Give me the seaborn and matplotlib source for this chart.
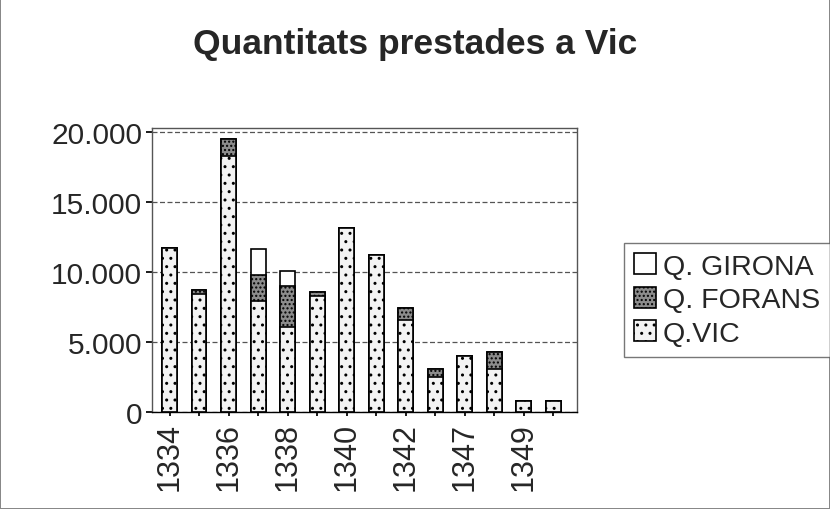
import numpy as np
import pandas as pd
import matplotlib
matplotlib.use("Agg")
import matplotlib.pyplot as plt
import seaborn as sns
from matplotlib.ticker import FuncFormatter

# Data
years = ["1334", "1335", "1336", "1337", "1338", "1339", "1340",
         "1341", "1342", "1346", "1347", "1348", "1349", "1350"]
q_vic = [11700, 8400, 18300, 7900, 6100, 8300, 13100,
         11200, 6600, 2500, 4000, 3100, 800, 800]
q_forans = [0, 300, 1200, 1900, 2900, 300, 0,
            0, 800, 600, 0, 1200, 0, 0]
q_girona = [0, 0, 0, 1800, 1100, 0, 0,
            0, 0, 0, 0, 0, 0, 0]

df = pd.DataFrame({"year": years, "vic": q_vic, "forans": q_forans, "girona": q_girona})
df["vf"] = df["vic"] + df["forans"]
df["total"] = df["vf"] + df["girona"]

sns.set_theme(style="white")
plt.rcParams["font.family"] = ["Liberation Sans", "DejaVu Sans"]

fig = plt.figure(figsize=(8.3, 5.1), dpi=100)
ax = fig.add_axes([0.183, 0.19, 0.512, 0.558])

# stacked bars: draw cumulative totals back to front
sns.barplot(data=df, x="year", y="total", color="white", edgecolor="black",
            linewidth=1.2, width=0.5, ax=ax, label="Q. GIRONA")
sns.barplot(data=df, x="year", y="vf", color="#8c8c8c", edgecolor="black",
            linewidth=1.2, width=0.5, hatch="....", ax=ax, label="Q. FORANS")
sns.barplot(data=df, x="year", y="vic", color="#f3f3f3", edgecolor="black",
            linewidth=1.2, width=0.5, hatch="..", ax=ax, label="Q.VIC")
for p in ax.patches:
    p.set_edgecolor("black")

ax.set_ylim(0, 20300)
ax.set_xlim(-0.6, 13.8)
ax.set_yticks([0, 5000, 10000, 15000, 20000])
ax.yaxis.set_major_formatter(FuncFormatter(lambda v, _: f"{int(v):,}".replace(",", ".")))
ax.grid(axis="y", color="#555555", linestyle=(0, (4, 2)), linewidth=0.9)
ax.set_axisbelow(True)
for s in ax.spines.values():
    s.set_color("#555555")
    s.set_linewidth(1.0)
    s.set_linestyle((0, (3, 1)))
ax.spines["bottom"].set_linestyle("-")
ax.spines["bottom"].set_color("black")

labels = [y if i % 2 == 0 else "" for i, y in enumerate(years)]
ax.set_xticks(range(len(years)))
ax.set_xticklabels(labels, rotation=90, fontsize=22)
ax.tick_params(axis="y", labelsize=21.5, length=4, left=True, color="black", pad=3)
ax.tick_params(axis="x", length=3, bottom=True, color="black", pad=4)
ax.set_xlabel("")
ax.set_ylabel("")

handles, lbls = ax.get_legend_handles_labels()
leg = fig.legend(handles, lbls, loc="center left", bbox_to_anchor=(0.735, 0.41),
                 fontsize=20.5, frameon=True, fancybox=False, handlelength=0.75,
                 handleheight=0.75, handletextpad=0.25, labelspacing=0.25,
                 borderpad=0.35, edgecolor="#555555")
leg.get_frame().set_linewidth(1.0)
if ax.get_legend():
    ax.get_legend().remove()

fig.suptitle("Quantitats prestades a Vic", fontsize=25.5, fontweight="bold", y=0.945)

fig.patch.set_edgecolor("#888888")
fig.patch.set_linewidth(1.2)
fig.savefig("out.png", dpi=100, edgecolor=fig.get_edgecolor())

Exercise requirements:
Reproduce the whole listing exactly, but not the images in it.

Exercise solution:
Give me the seaborn and matplotlib source for this chart.
import numpy as np
import pandas as pd
import matplotlib
matplotlib.use("Agg")
import matplotlib.pyplot as plt
import seaborn as sns
from matplotlib.ticker import FuncFormatter

# Data
years = ["1334", "1335", "1336", "1337", "1338", "1339", "1340",
         "1341", "1342", "1346", "1347", "1348", "1349", "1350"]
q_vic = [11700, 8400, 18300, 7900, 6100, 8300, 13100,
         11200, 6600, 2500, 4000, 3100, 800, 800]
q_forans = [0, 300, 1200, 1900, 2900, 300, 0,
            0, 800, 600, 0, 1200, 0, 0]
q_girona = [0, 0, 0, 1800, 1100, 0, 0,
            0, 0, 0, 0, 0, 0, 0]

df = pd.DataFrame({"year": years, "vic": q_vic, "forans": q_forans, "girona": q_girona})
df["vf"] = df["vic"] + df["forans"]
df["total"] = df["vf"] + df["girona"]

sns.set_theme(style="white")
plt.rcParams["font.family"] = ["Liberation Sans", "DejaVu Sans"]

fig = plt.figure(figsize=(8.3, 5.1), dpi=100)
ax = fig.add_axes([0.183, 0.19, 0.512, 0.558])

# stacked bars: draw cumulative totals back to front
sns.barplot(data=df, x="year", y="total", color="white", edgecolor="black",
            linewidth=1.2, width=0.5, ax=ax, label="Q. GIRONA")
sns.barplot(data=df, x="year", y="vf", color="#8c8c8c", edgecolor="black",
            linewidth=1.2, width=0.5, hatch="....", ax=ax, label="Q. FORANS")
sns.barplot(data=df, x="year", y="vic", color="#f3f3f3", edgecolor="black",
            linewidth=1.2, width=0.5, hatch="..", ax=ax, label="Q.VIC")
for p in ax.patches:
    p.set_edgecolor("black")

ax.set_ylim(0, 20300)
ax.set_xlim(-0.6, 13.8)
ax.set_yticks([0, 5000, 10000, 15000, 20000])
ax.yaxis.set_major_formatter(FuncFormatter(lambda v, _: f"{int(v):,}".replace(",", ".")))
ax.grid(axis="y", color="#555555", linestyle=(0, (4, 2)), linewidth=0.9)
ax.set_axisbelow(True)
for s in ax.spines.values():
    s.set_color("#555555")
    s.set_linewidth(1.0)
    s.set_linestyle((0, (3, 1)))
ax.spines["bottom"].set_linestyle("-")
ax.spines["bottom"].set_color("black")

labels = [y if i % 2 == 0 else "" for i, y in enumerate(years)]
ax.set_xticks(range(len(years)))
ax.set_xticklabels(labels, rotation=90, fontsize=22)
ax.tick_params(axis="y", labelsize=21.5, length=4, left=True, color="black", pad=3)
ax.tick_params(axis="x", length=3, bottom=True, color="black", pad=4)
ax.set_xlabel("")
ax.set_ylabel("")

handles, lbls = ax.get_legend_handles_labels()
leg = fig.legend(handles, lbls, loc="center left", bbox_to_anchor=(0.735, 0.41),
                 fontsize=20.5, frameon=True, fancybox=False, handlelength=0.75,
                 handleheight=0.75, handletextpad=0.25, labelspacing=0.25,
                 borderpad=0.35, edgecolor="#555555")
leg.get_frame().set_linewidth(1.0)
if ax.get_legend():
    ax.get_legend().remove()

fig.suptitle("Quantitats prestades a Vic", fontsize=25.5, fontweight="bold", y=0.945)

fig.patch.set_edgecolor("#888888")
fig.patch.set_linewidth(1.2)
fig.savefig("out.png", dpi=100, edgecolor=fig.get_edgecolor())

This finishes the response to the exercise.